Find the lines below that contain the word "Output" and count them. Only the number should be given.

--- BEGIN ---

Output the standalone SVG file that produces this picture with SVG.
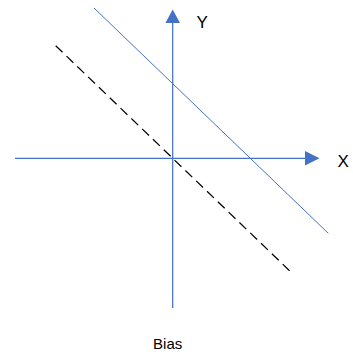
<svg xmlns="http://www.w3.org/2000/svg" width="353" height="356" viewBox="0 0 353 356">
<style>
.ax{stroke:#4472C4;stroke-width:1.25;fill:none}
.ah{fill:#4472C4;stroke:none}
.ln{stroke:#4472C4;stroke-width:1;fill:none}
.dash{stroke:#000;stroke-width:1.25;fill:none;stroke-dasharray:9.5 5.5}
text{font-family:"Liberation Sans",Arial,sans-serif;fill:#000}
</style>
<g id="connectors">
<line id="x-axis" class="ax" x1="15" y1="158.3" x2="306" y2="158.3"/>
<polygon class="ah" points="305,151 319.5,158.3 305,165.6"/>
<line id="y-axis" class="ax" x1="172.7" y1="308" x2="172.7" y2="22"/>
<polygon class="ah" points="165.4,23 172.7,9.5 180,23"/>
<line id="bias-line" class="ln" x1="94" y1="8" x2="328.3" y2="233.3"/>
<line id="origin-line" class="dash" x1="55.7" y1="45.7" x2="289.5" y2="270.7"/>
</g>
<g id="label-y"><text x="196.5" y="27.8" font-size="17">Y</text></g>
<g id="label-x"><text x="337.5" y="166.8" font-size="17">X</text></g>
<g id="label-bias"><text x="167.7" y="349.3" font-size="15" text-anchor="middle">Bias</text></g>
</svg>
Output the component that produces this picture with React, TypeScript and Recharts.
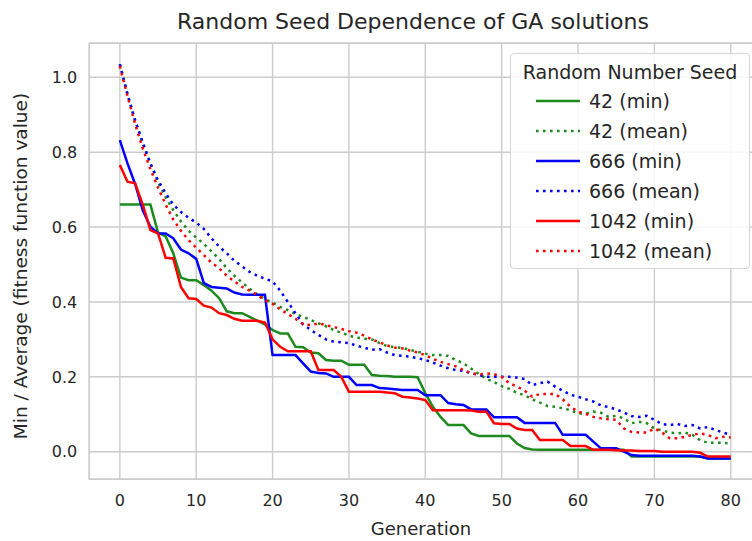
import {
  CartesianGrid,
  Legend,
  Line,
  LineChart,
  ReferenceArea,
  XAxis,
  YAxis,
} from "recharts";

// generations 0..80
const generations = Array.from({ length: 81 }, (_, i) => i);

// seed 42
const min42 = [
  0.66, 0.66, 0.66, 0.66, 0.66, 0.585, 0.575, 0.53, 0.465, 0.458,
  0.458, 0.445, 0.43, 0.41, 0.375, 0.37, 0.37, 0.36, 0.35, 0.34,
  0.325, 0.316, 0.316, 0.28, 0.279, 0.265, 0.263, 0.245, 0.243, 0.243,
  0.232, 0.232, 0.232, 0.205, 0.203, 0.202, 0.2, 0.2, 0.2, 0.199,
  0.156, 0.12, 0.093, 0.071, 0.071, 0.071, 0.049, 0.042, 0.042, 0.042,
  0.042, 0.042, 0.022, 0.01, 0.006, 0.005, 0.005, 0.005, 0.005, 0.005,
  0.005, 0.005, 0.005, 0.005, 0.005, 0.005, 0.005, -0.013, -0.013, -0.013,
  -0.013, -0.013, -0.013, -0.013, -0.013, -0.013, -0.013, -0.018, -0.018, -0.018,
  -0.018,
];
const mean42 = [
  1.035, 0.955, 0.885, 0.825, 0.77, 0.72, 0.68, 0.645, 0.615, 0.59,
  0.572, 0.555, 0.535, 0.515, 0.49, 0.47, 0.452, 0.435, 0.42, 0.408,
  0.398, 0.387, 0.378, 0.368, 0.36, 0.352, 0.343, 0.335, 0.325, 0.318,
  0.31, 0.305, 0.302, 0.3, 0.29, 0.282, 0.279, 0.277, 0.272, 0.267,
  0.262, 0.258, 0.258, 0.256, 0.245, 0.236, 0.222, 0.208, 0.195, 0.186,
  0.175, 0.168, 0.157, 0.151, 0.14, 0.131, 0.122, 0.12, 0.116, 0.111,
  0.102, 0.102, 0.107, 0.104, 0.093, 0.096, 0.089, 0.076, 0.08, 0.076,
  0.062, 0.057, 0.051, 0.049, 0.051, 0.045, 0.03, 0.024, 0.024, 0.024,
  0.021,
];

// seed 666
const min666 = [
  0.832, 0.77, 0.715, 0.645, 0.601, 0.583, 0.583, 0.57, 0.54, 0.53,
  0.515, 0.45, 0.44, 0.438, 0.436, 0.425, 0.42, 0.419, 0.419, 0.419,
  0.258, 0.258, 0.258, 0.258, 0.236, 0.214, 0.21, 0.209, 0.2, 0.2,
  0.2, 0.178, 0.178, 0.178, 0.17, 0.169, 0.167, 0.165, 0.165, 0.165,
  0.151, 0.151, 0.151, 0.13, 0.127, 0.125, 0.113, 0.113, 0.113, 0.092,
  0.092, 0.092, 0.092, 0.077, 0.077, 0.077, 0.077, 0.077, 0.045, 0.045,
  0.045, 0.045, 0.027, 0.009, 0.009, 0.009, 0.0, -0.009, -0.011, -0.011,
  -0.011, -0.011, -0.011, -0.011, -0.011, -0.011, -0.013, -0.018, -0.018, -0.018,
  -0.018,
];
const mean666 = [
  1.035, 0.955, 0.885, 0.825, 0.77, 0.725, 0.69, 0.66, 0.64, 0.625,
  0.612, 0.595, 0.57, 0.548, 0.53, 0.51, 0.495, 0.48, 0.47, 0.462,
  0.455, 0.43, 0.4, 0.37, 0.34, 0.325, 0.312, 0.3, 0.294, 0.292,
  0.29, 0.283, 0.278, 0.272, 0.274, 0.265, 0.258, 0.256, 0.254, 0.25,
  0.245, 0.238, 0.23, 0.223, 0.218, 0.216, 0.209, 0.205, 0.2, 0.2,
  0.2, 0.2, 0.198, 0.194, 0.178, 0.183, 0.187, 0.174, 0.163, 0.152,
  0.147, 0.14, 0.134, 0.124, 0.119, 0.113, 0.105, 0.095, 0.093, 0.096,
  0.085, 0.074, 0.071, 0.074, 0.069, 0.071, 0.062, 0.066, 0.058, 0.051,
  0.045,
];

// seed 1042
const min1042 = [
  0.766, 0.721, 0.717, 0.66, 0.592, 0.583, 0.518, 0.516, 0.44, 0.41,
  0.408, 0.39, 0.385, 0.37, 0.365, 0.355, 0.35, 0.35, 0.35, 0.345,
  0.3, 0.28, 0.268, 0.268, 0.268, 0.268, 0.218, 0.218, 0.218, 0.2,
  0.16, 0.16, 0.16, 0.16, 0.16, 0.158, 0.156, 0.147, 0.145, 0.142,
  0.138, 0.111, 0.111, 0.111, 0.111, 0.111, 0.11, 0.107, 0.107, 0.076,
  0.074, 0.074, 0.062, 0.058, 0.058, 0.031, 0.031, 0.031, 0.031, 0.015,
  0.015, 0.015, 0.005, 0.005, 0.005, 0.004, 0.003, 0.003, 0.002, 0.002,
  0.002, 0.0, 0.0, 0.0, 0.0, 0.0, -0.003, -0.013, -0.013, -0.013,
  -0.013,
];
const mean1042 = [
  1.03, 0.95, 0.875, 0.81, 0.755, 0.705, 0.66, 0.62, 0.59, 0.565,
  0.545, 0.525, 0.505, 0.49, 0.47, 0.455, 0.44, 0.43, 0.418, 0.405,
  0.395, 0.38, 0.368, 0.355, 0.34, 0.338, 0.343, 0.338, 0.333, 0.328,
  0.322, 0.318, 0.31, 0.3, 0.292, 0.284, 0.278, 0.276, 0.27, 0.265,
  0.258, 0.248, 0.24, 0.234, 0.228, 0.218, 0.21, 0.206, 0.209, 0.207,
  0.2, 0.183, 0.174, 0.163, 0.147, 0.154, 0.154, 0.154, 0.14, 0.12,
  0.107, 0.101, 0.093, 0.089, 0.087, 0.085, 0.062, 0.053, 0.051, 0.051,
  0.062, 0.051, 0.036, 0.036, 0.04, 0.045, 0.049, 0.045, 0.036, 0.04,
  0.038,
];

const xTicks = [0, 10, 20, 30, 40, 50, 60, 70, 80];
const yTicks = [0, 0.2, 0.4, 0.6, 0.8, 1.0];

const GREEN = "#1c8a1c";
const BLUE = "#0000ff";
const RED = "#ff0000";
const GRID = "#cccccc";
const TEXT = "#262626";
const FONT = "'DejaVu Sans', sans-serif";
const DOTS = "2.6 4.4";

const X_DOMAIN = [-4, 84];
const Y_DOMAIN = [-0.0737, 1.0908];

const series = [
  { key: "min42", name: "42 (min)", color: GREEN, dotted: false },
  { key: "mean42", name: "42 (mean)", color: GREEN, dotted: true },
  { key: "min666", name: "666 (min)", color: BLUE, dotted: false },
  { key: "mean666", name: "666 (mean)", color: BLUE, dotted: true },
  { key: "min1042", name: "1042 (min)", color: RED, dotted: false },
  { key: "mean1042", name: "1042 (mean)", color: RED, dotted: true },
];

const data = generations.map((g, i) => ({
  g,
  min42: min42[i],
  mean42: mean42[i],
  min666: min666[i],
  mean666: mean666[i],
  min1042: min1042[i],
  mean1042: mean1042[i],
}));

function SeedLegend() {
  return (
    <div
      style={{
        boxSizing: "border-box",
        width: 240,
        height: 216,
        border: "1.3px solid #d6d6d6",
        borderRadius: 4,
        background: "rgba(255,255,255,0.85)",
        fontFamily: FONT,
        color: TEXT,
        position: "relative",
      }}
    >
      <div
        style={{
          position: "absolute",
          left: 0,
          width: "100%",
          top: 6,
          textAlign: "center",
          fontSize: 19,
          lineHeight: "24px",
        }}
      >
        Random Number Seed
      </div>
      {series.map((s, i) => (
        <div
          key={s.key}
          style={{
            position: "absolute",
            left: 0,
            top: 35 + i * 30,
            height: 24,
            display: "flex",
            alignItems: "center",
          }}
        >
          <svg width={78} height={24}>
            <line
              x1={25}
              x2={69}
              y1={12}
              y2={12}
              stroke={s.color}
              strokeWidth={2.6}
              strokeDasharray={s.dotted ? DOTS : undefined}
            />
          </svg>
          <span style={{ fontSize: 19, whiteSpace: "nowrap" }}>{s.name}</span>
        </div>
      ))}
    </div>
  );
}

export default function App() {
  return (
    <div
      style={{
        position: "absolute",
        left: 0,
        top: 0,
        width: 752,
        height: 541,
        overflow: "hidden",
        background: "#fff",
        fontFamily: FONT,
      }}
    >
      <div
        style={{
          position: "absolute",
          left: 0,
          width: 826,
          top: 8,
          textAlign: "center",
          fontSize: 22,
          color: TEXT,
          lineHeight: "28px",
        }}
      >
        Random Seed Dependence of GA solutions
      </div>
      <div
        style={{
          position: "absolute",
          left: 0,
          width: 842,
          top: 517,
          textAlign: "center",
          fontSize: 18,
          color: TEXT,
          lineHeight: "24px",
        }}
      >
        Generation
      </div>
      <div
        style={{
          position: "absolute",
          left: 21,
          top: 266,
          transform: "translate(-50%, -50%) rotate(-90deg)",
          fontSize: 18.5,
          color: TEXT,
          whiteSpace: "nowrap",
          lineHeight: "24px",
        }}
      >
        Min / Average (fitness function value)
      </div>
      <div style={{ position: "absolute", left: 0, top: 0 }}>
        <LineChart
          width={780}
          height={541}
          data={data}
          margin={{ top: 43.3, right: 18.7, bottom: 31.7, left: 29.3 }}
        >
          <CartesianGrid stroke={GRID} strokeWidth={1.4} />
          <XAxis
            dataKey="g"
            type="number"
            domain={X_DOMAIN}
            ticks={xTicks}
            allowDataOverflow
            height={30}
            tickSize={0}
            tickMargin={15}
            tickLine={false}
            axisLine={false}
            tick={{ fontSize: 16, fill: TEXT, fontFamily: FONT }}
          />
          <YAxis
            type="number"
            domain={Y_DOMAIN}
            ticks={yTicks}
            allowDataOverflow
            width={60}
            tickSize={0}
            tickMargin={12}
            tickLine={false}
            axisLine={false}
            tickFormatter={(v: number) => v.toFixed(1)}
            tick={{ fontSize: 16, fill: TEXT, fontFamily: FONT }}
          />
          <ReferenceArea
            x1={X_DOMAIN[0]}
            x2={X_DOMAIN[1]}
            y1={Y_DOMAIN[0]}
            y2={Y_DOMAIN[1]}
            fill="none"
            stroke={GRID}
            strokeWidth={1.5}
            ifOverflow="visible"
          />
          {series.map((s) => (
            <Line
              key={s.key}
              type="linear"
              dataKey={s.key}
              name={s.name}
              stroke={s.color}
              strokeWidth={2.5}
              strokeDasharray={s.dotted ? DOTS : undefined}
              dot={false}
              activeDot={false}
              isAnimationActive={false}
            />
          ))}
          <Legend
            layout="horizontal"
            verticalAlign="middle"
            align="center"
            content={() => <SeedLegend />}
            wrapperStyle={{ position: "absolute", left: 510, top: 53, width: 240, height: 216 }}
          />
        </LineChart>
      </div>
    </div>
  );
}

--- END ---

WRITTEN SOLUTION
2